If you’re willing to take some risks on the SREC market, there looks like there’s money to be made, and possibly huge amounts of it… but like anything that gives a big payoff, it’s not a sure bet. Now, if anyone finds a ROI calculator that figures in the SREC payoff, please let me know…
Another couple of points to be aware of, if you’re trying to leverage your assets here. The payback on this stuff takes time. None of the incentives or credits or SRECs pay back immediately, and may take as much as a year before you see the cash. If you’re counting on that to pay for the system up front, you’re making a big mistake.
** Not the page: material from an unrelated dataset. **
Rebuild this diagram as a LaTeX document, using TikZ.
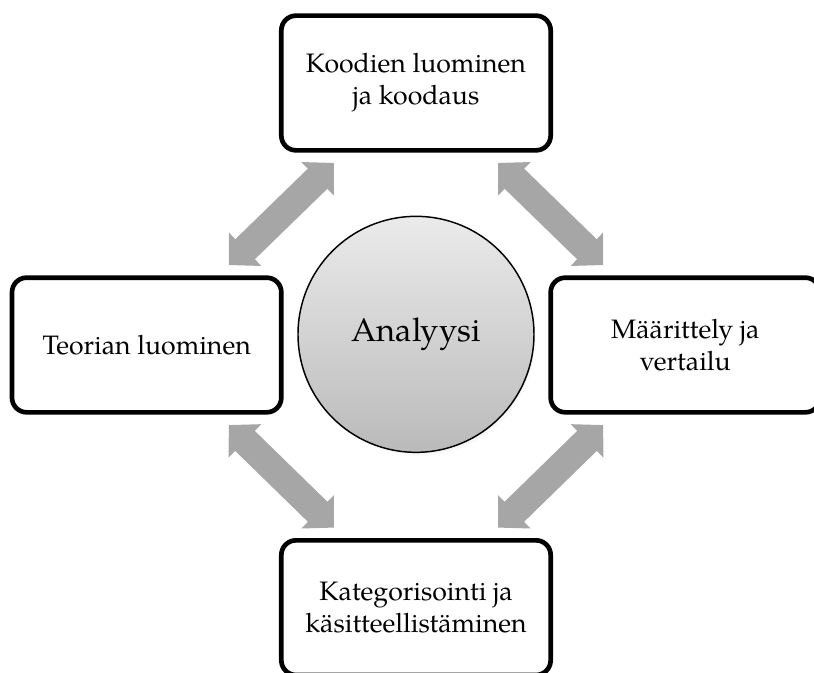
\documentclass[tikz,border=0pt]{standalone}
\usepackage{fontspec}
\setmainfont{TeX Gyre Pagella}
\usetikzlibrary{arrows.meta,shadows}

\definecolor{arrowgray}{RGB}{166,166,166}

\begin{document}
\begin{tikzpicture}[node distance=202pt,
                    box/.style={rectangle,draw,line width=3.5pt,rounded corners=11pt,
                      minimum width=202pt,minimum height=101pt,align=center,
                      font=\fontsize{20}{24}\selectfont},
                    hub/.style={circle,draw,line width=1.1pt,minimum size=177pt,
                      top color=black!8,bottom color=black!27,
                      circular drop shadow={shadow scale=1,shadow yshift=-3pt,opacity=.35},
                      font=\fontsize{24.5}{29}\selectfont},
                    dbl/.style={draw=arrowgray,line width=21pt,
                      {Triangle[width=34pt,length=17pt]}-{Triangle[width=34pt,length=17pt]},
                      shorten <=86pt,shorten >=86pt}]

  \useasboundingbox (-312pt,-245.25pt) rectangle (298.5pt,258.75pt);
  \clip (-312pt,-245.25pt) rectangle (298.5pt,258.75pt);

  \coordinate (mid) at (0,0);
  \node[hub] (an) at (0,8pt) {Analyysi};
  \node[box,node distance=196.5pt] (ko) [above of=mid] {Koodien luominen\\ja koodaus};
  \node[box,node distance=197pt] (ka) [below of=mid] {Kategorisointi ja\\käsitteellistäminen};
  \node[box] (te) [left of=mid] {Teorian luominen};
  \node[box] (ma) [right of=mid] {Määrittely ja\\vertailu};

  \draw[dbl] (te.center) -- (ko.center);
  \draw[dbl] (ko.center) -- (ma.center);
  \draw[dbl] (te.center) -- (ka.center);
  \draw[dbl] (ma.center) -- (ka.center);
\end{tikzpicture}
\end{document}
There are some financing options too- you can set this up through any standard Home Equity loan, but there are also some companies who specialize in financing solar systems. The Home Equity route has no strings attached, but the solar specialty guys will attach the SRECs to their loan. That is, they technically own the system, so they get the SRECs from it… until you pay the system off. This doesn’t seem like a major deal, honestly, since you may be looking at an average SREC profit of between $1500 and $3000 depending on your system and use, but you need to be aware of it. If you can go the Home Equity route you’re going to pocket that money.
If you’re interested in the solar financing, look at SunRun, here. Again, use their resources, and see what they offer, but this is in no way an endorsement of their product. With statements on the site like: “However, with SunRun, your home solar system can be up and running for as little as $0 cost, and you simply pay a low and fixed monthly rate for your power.”, it’s pretty clear that they’re making a pretty hardball sales pitch.
Feel kind of like the Wild West? Honestly, when you start looking at the angles and pitches, yes… it does. As with any “home improvement” package, take a good look at all the details, because that’s what’s going to bite you, and as with anything, if it seems too good to be true, well, you know how that goes.